GIVEN DATA.

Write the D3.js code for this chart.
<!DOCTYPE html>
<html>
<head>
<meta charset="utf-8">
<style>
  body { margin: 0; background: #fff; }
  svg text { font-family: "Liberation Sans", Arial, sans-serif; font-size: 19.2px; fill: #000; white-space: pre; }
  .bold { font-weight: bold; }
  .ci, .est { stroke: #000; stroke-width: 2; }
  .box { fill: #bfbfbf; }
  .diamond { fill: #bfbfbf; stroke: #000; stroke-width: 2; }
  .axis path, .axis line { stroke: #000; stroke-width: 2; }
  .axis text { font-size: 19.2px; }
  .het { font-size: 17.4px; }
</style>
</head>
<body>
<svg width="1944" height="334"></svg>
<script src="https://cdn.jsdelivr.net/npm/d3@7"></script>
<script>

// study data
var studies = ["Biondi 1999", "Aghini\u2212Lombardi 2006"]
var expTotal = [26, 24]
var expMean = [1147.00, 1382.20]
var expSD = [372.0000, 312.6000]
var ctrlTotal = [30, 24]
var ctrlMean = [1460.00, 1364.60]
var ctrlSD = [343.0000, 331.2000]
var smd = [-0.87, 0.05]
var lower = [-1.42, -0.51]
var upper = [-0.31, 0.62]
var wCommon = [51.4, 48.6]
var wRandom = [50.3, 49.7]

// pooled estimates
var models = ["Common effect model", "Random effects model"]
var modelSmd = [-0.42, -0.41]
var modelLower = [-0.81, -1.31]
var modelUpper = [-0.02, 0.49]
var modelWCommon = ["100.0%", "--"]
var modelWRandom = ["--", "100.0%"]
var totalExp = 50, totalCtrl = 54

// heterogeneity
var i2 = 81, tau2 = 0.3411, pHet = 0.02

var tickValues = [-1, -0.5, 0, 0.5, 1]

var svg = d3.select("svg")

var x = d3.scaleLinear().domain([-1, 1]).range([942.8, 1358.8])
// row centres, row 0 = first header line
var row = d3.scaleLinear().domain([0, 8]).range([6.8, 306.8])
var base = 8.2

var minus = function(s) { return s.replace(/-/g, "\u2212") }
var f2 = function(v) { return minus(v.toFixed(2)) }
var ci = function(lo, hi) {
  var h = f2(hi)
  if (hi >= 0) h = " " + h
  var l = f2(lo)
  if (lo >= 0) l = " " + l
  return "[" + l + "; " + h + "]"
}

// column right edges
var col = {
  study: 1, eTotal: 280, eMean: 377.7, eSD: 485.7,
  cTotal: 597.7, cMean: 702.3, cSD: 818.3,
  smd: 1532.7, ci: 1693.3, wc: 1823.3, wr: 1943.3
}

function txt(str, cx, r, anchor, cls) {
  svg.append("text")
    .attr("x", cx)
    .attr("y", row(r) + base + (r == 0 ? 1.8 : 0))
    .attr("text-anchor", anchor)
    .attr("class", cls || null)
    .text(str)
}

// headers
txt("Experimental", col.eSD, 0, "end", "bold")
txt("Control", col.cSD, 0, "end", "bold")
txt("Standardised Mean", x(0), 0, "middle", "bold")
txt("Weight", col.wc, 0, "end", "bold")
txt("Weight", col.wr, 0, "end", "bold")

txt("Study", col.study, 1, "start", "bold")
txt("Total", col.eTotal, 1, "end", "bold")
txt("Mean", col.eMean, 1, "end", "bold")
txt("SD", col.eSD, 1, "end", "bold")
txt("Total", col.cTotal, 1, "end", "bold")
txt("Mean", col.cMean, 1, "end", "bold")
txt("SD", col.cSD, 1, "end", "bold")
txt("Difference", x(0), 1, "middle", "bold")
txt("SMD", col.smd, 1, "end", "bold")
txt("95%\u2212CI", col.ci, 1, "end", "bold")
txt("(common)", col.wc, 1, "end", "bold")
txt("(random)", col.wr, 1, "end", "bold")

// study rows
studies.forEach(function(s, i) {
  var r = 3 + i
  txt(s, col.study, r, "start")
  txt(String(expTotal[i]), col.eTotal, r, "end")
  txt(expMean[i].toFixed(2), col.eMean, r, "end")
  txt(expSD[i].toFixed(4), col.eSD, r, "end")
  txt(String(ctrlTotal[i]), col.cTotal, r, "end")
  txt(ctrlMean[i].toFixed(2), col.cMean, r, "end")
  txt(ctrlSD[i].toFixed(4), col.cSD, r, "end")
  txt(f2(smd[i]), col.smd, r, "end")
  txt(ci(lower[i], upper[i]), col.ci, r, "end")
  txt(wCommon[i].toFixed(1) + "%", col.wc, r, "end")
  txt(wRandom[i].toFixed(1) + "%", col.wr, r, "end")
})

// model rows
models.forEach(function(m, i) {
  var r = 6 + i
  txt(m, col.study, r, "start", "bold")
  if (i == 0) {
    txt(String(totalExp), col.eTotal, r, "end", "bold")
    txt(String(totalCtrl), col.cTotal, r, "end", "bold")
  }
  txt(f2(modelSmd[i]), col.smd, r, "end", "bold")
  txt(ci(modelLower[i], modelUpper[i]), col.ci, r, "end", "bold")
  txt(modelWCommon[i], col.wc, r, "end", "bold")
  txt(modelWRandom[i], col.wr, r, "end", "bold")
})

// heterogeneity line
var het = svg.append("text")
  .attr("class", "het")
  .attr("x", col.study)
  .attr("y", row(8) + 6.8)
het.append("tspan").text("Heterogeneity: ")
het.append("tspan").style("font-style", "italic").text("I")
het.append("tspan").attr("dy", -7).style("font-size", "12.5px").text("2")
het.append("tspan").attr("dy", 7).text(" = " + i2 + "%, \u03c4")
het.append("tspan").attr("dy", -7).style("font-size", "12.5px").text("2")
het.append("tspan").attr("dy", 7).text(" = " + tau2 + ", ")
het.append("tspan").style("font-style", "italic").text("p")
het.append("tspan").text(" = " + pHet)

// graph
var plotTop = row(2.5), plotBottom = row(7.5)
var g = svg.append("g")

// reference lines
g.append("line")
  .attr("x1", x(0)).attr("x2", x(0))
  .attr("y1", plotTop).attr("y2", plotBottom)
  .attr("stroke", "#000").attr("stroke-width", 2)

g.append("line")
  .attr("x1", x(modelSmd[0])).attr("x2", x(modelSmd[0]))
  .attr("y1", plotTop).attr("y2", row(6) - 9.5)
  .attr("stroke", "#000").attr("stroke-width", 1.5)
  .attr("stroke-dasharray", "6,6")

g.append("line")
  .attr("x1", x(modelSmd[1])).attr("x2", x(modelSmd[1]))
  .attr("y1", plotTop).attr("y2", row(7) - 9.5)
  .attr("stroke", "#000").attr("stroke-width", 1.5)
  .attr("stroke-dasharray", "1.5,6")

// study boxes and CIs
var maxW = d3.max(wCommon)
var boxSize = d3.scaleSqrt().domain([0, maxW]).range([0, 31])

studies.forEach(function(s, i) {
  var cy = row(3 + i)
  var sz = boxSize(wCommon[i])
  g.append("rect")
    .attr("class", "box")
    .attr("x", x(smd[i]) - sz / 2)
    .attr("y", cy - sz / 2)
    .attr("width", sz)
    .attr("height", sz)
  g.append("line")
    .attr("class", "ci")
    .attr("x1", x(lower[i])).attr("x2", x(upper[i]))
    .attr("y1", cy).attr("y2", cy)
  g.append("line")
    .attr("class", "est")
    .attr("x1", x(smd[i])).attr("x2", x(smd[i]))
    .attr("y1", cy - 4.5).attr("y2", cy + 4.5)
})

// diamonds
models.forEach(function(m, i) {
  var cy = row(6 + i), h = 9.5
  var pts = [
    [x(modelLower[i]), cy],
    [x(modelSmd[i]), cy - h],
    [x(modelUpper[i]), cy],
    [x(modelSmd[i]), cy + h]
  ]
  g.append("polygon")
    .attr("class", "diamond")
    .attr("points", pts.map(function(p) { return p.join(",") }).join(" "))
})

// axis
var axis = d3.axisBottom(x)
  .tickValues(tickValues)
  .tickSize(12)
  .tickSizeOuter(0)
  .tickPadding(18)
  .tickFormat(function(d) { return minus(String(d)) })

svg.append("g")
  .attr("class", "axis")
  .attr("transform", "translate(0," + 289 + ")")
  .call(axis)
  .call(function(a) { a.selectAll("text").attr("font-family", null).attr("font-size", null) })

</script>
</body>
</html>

* * *

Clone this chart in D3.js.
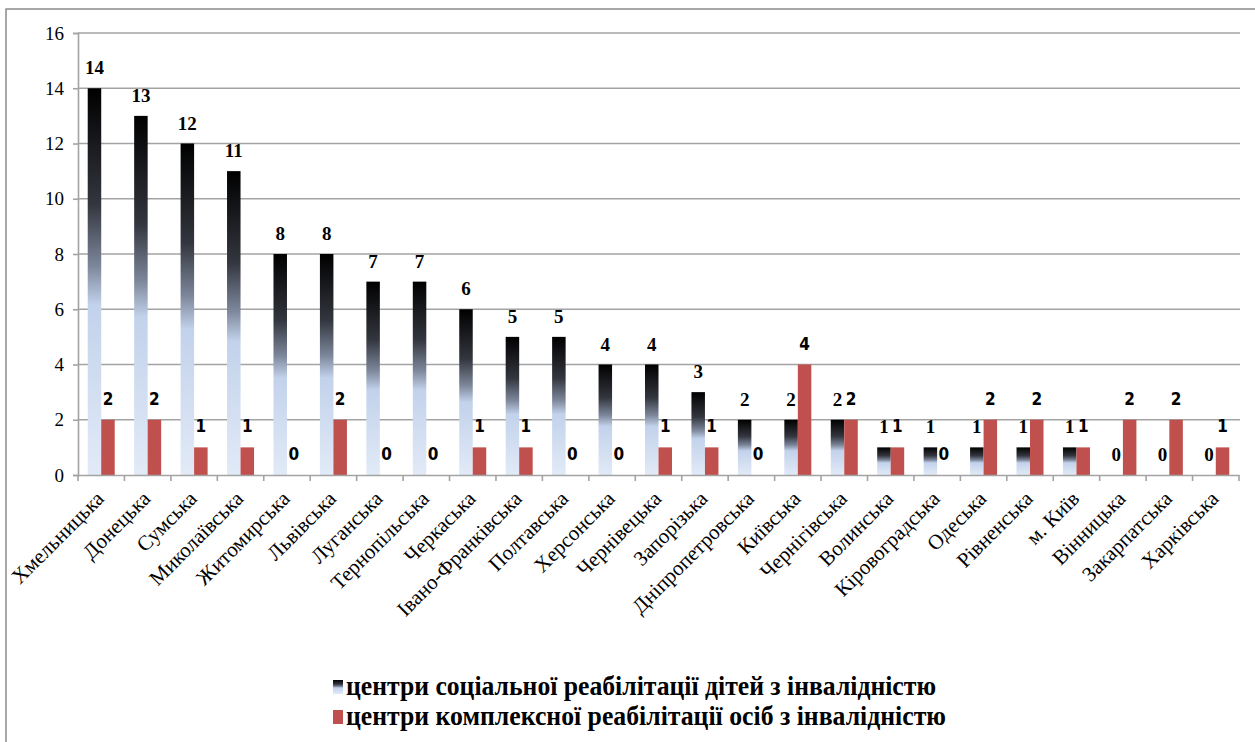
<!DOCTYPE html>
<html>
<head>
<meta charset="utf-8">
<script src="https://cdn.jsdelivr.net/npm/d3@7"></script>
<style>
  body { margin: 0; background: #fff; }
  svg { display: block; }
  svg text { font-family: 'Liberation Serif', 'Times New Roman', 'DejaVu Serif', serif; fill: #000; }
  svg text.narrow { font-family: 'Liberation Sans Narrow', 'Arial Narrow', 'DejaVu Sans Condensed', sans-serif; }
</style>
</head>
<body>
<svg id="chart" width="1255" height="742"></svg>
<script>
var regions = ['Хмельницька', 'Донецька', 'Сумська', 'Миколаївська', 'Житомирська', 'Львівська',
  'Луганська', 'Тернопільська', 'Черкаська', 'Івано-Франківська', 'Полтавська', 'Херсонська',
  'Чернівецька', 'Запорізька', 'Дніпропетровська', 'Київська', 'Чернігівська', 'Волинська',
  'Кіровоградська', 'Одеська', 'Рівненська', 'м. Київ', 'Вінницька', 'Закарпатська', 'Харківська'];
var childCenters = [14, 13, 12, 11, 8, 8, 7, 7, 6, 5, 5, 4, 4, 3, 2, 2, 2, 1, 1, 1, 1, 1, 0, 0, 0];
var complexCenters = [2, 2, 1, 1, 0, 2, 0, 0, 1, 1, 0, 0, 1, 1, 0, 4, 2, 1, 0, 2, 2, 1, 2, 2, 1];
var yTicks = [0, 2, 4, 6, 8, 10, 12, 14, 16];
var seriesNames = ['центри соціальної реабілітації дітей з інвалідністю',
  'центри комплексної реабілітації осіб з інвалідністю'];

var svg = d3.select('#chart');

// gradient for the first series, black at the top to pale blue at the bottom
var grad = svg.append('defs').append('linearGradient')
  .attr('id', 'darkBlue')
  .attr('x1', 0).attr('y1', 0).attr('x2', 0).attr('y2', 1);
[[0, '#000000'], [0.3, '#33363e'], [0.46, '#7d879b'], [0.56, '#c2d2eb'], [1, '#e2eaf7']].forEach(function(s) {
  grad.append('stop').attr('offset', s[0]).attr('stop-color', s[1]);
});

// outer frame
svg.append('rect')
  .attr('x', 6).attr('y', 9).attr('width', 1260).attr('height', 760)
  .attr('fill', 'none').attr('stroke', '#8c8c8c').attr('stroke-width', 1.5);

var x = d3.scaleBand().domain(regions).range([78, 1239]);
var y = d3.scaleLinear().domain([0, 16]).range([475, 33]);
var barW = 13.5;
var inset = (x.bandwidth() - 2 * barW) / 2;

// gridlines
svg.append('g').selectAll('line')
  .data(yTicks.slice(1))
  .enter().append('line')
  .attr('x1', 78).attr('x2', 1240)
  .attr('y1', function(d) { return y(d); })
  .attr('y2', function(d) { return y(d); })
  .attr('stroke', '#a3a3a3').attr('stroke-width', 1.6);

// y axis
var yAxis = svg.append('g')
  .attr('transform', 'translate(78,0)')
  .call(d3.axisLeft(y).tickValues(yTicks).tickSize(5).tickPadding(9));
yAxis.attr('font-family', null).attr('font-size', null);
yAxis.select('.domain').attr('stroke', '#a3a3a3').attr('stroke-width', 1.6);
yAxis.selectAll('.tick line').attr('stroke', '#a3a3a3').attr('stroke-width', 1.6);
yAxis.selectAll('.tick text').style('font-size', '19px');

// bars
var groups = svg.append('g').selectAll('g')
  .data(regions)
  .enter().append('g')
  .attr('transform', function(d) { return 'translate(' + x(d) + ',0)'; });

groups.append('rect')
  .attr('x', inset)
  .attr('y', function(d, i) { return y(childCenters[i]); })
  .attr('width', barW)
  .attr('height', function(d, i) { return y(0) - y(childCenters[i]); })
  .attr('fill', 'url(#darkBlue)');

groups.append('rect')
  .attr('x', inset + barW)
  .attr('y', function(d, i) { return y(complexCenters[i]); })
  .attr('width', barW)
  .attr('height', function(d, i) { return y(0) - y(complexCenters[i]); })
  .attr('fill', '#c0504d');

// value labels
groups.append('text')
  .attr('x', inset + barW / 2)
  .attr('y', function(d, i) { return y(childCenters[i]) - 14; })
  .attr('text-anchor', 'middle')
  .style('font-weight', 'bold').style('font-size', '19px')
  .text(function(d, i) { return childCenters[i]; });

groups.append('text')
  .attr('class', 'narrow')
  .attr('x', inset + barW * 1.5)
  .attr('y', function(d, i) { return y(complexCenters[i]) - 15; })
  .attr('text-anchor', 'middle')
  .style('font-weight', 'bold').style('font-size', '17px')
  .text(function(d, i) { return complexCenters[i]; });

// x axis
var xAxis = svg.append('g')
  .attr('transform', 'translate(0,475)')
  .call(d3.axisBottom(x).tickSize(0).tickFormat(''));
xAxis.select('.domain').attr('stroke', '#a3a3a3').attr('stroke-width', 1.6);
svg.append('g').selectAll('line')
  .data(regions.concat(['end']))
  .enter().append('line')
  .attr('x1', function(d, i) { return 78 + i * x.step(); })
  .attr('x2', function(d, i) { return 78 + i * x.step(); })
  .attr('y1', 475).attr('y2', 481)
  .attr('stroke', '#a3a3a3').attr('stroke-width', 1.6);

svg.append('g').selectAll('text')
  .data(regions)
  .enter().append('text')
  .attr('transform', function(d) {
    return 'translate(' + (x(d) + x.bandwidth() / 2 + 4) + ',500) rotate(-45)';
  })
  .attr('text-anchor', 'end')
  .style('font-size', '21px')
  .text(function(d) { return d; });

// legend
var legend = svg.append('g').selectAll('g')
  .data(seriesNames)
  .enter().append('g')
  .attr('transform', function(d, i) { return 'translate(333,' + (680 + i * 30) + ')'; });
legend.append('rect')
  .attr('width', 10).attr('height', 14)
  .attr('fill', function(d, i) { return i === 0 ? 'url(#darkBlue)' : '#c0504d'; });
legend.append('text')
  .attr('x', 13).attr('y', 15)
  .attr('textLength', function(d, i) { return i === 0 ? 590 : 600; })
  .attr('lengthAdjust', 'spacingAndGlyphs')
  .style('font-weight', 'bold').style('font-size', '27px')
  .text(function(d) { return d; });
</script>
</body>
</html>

WHAT THE TASK ASKS. Give back exactly the lines from the line that has "Write the D3.js code for this chart." to the line that has "var base = 8.2", both included, and leave out all others.

TASK RESULT.
Write the D3.js code for this chart.
<!DOCTYPE html>
<html>
<head>
<meta charset="utf-8">
<style>
  body { margin: 0; background: #fff; }
  svg text { font-family: "Liberation Sans", Arial, sans-serif; font-size: 19.2px; fill: #000; white-space: pre; }
  .bold { font-weight: bold; }
  .ci, .est { stroke: #000; stroke-width: 2; }
  .box { fill: #bfbfbf; }
  .diamond { fill: #bfbfbf; stroke: #000; stroke-width: 2; }
  .axis path, .axis line { stroke: #000; stroke-width: 2; }
  .axis text { font-size: 19.2px; }
  .het { font-size: 17.4px; }
</style>
</head>
<body>
<svg width="1944" height="334"></svg>
<script src="https://cdn.jsdelivr.net/npm/d3@7"></script>
<script>

// study data
var studies = ["Biondi 1999", "Aghini\u2212Lombardi 2006"]
var expTotal = [26, 24]
var expMean = [1147.00, 1382.20]
var expSD = [372.0000, 312.6000]
var ctrlTotal = [30, 24]
var ctrlMean = [1460.00, 1364.60]
var ctrlSD = [343.0000, 331.2000]
var smd = [-0.87, 0.05]
var lower = [-1.42, -0.51]
var upper = [-0.31, 0.62]
var wCommon = [51.4, 48.6]
var wRandom = [50.3, 49.7]

// pooled estimates
var models = ["Common effect model", "Random effects model"]
var modelSmd = [-0.42, -0.41]
var modelLower = [-0.81, -1.31]
var modelUpper = [-0.02, 0.49]
var modelWCommon = ["100.0%", "--"]
var modelWRandom = ["--", "100.0%"]
var totalExp = 50, totalCtrl = 54

// heterogeneity
var i2 = 81, tau2 = 0.3411, pHet = 0.02

var tickValues = [-1, -0.5, 0, 0.5, 1]

var svg = d3.select("svg")

var x = d3.scaleLinear().domain([-1, 1]).range([942.8, 1358.8])
// row centres, row 0 = first header line
var row = d3.scaleLinear().domain([0, 8]).range([6.8, 306.8])
var base = 8.2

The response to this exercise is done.